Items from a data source
>> begin
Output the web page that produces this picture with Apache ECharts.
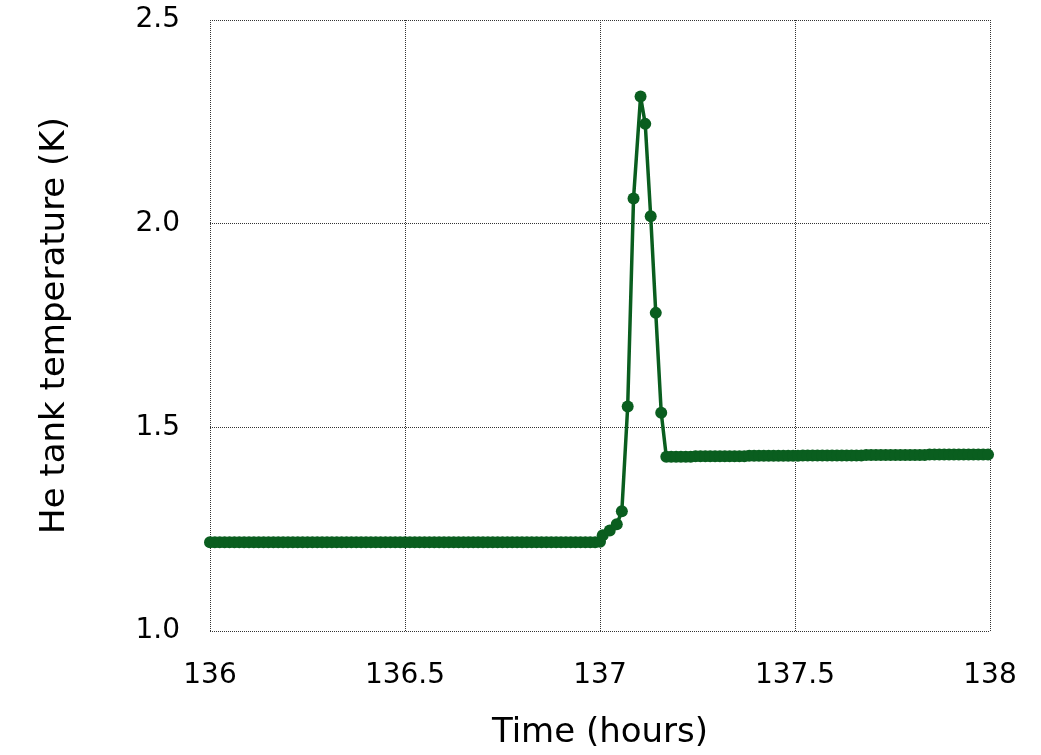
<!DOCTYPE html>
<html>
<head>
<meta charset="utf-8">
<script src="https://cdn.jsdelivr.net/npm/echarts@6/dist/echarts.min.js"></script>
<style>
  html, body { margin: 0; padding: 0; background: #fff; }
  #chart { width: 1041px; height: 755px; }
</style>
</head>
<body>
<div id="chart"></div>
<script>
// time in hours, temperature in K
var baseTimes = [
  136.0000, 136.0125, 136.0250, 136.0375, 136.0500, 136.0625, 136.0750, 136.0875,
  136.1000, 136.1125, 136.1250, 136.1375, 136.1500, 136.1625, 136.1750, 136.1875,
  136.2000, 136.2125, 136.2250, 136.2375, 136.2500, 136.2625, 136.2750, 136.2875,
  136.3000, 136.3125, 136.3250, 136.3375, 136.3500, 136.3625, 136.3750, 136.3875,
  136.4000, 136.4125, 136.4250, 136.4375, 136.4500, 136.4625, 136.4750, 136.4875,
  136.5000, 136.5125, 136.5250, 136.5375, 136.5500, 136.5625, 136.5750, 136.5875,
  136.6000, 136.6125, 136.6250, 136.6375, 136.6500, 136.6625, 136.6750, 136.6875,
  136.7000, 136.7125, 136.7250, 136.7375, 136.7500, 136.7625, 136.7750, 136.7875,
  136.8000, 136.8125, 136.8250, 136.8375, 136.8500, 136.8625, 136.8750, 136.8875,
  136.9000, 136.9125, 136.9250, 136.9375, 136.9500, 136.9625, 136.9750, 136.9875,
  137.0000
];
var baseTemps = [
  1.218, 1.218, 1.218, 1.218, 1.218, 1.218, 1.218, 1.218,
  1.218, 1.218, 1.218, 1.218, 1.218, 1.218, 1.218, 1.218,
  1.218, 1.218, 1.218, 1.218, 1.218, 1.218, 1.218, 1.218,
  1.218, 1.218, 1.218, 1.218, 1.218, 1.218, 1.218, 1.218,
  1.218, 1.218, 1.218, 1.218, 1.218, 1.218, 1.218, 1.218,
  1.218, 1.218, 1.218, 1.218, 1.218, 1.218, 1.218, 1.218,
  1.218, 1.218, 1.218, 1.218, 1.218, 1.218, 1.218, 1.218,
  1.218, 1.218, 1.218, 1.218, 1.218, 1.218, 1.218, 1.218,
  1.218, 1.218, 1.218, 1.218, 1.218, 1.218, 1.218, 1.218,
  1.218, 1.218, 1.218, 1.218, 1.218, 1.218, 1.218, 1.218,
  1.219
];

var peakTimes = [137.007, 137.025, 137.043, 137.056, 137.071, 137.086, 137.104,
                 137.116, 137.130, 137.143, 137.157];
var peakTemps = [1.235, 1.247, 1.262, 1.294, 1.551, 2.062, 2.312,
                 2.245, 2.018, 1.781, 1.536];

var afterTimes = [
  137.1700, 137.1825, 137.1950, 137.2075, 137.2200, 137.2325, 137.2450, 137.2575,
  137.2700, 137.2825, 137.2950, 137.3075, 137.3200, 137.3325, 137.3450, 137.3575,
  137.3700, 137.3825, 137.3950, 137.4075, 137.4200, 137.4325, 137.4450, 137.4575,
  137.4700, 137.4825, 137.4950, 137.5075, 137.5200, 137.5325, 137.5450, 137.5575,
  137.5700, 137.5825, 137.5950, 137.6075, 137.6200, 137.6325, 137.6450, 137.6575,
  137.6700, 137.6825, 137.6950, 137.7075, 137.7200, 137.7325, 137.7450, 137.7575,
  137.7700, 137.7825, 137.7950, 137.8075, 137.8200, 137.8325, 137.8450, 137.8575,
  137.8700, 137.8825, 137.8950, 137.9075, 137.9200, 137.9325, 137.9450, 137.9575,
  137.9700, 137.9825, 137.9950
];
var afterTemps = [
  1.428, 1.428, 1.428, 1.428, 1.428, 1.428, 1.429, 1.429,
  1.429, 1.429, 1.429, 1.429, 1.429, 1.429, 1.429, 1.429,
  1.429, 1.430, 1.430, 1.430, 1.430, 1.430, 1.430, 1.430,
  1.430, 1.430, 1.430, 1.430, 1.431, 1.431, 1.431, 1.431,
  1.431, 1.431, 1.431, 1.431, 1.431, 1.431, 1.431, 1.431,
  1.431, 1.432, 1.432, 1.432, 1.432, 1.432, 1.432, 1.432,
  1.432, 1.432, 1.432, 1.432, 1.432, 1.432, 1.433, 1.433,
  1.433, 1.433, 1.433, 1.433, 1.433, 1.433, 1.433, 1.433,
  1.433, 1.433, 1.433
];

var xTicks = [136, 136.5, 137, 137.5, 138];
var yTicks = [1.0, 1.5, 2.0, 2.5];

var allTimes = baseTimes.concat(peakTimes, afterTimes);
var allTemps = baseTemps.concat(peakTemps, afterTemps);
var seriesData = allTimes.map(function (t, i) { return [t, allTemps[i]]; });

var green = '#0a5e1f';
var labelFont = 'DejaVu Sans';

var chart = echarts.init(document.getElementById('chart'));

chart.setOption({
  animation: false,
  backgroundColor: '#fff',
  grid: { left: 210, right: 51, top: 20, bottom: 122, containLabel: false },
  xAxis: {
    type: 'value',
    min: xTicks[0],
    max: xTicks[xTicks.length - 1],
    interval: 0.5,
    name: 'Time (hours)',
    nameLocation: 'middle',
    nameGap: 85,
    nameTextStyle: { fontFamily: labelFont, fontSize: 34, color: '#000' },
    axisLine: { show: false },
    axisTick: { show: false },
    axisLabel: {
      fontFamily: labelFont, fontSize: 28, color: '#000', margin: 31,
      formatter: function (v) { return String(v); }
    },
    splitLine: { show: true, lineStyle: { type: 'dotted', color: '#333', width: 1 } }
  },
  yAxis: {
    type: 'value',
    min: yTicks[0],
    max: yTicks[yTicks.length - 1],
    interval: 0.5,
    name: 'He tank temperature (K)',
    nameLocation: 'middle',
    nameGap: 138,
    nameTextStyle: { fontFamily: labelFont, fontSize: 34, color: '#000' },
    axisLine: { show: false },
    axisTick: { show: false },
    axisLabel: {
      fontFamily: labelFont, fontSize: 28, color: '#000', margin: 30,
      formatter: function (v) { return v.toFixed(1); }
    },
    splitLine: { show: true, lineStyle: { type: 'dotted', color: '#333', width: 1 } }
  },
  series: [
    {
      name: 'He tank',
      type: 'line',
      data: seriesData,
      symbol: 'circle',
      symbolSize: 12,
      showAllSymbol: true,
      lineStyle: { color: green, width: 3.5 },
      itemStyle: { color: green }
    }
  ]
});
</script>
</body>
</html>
>> end
>> begin
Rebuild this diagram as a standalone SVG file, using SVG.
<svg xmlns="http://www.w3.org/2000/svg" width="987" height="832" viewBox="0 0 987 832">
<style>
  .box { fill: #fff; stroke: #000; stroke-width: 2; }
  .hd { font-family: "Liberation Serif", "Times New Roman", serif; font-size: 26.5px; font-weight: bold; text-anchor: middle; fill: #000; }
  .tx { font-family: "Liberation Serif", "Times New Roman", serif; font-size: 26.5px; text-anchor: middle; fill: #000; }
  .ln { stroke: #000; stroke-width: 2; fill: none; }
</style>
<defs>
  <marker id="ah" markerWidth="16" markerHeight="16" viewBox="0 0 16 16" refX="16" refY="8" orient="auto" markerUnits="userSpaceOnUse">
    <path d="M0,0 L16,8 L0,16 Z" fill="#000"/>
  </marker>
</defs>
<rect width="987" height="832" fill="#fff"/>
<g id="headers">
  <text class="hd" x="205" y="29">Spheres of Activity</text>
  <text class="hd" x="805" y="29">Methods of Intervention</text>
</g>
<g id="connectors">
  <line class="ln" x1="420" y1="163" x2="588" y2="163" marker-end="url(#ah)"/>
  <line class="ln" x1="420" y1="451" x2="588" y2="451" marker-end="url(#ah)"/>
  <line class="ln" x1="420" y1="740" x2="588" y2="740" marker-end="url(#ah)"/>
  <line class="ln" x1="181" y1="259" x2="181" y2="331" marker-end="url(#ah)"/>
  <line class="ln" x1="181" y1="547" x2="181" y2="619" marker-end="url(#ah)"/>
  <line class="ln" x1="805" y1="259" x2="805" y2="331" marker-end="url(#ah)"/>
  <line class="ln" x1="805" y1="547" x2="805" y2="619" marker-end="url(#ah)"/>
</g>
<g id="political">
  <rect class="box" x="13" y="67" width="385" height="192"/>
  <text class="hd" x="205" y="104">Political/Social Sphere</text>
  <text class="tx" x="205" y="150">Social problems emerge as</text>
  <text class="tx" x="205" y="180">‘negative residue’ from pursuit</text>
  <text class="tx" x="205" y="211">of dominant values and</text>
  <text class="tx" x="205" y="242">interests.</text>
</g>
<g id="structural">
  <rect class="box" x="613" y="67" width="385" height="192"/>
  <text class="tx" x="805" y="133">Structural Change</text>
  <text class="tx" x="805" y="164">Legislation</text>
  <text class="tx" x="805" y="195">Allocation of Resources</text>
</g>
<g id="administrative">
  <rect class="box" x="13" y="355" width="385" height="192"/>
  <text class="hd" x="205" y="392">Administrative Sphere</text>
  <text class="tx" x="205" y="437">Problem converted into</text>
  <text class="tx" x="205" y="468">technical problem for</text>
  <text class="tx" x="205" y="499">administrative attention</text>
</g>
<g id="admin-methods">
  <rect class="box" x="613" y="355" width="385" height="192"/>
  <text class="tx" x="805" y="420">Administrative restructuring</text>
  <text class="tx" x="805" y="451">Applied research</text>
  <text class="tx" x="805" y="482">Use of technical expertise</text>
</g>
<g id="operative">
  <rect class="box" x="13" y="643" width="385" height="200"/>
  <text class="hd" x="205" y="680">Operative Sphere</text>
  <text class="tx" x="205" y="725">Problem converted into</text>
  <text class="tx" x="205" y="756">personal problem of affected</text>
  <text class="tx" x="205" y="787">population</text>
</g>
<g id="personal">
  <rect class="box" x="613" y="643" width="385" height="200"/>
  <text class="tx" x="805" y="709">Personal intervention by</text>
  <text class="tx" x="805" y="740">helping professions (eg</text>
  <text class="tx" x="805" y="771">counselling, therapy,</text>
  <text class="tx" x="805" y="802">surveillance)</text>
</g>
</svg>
>> end
• **What is expected**: Reproduce exactly the run of lines beginning with the one that contains "Output the web" and ending with the one that contains "2.245, 2.018, 1.781, 1.536];". Do not include pictures.

• **The response**:
Output the web page that produces this picture with Apache ECharts.
<!DOCTYPE html>
<html>
<head>
<meta charset="utf-8">
<script src="https://cdn.jsdelivr.net/npm/echarts@6/dist/echarts.min.js"></script>
<style>
  html, body { margin: 0; padding: 0; background: #fff; }
  #chart { width: 1041px; height: 755px; }
</style>
</head>
<body>
<div id="chart"></div>
<script>
// time in hours, temperature in K
var baseTimes = [
  136.0000, 136.0125, 136.0250, 136.0375, 136.0500, 136.0625, 136.0750, 136.0875,
  136.1000, 136.1125, 136.1250, 136.1375, 136.1500, 136.1625, 136.1750, 136.1875,
  136.2000, 136.2125, 136.2250, 136.2375, 136.2500, 136.2625, 136.2750, 136.2875,
  136.3000, 136.3125, 136.3250, 136.3375, 136.3500, 136.3625, 136.3750, 136.3875,
  136.4000, 136.4125, 136.4250, 136.4375, 136.4500, 136.4625, 136.4750, 136.4875,
  136.5000, 136.5125, 136.5250, 136.5375, 136.5500, 136.5625, 136.5750, 136.5875,
  136.6000, 136.6125, 136.6250, 136.6375, 136.6500, 136.6625, 136.6750, 136.6875,
  136.7000, 136.7125, 136.7250, 136.7375, 136.7500, 136.7625, 136.7750, 136.7875,
  136.8000, 136.8125, 136.8250, 136.8375, 136.8500, 136.8625, 136.8750, 136.8875,
  136.9000, 136.9125, 136.9250, 136.9375, 136.9500, 136.9625, 136.9750, 136.9875,
  137.0000
];
var baseTemps = [
  1.218, 1.218, 1.218, 1.218, 1.218, 1.218, 1.218, 1.218,
  1.218, 1.218, 1.218, 1.218, 1.218, 1.218, 1.218, 1.218,
  1.218, 1.218, 1.218, 1.218, 1.218, 1.218, 1.218, 1.218,
  1.218, 1.218, 1.218, 1.218, 1.218, 1.218, 1.218, 1.218,
  1.218, 1.218, 1.218, 1.218, 1.218, 1.218, 1.218, 1.218,
  1.218, 1.218, 1.218, 1.218, 1.218, 1.218, 1.218, 1.218,
  1.218, 1.218, 1.218, 1.218, 1.218, 1.218, 1.218, 1.218,
  1.218, 1.218, 1.218, 1.218, 1.218, 1.218, 1.218, 1.218,
  1.218, 1.218, 1.218, 1.218, 1.218, 1.218, 1.218, 1.218,
  1.218, 1.218, 1.218, 1.218, 1.218, 1.218, 1.218, 1.218,
  1.219
];

var peakTimes = [137.007, 137.025, 137.043, 137.056, 137.071, 137.086, 137.104,
                 137.116, 137.130, 137.143, 137.157];
var peakTemps = [1.235, 1.247, 1.262, 1.294, 1.551, 2.062, 2.312,
                 2.245, 2.018, 1.781, 1.536];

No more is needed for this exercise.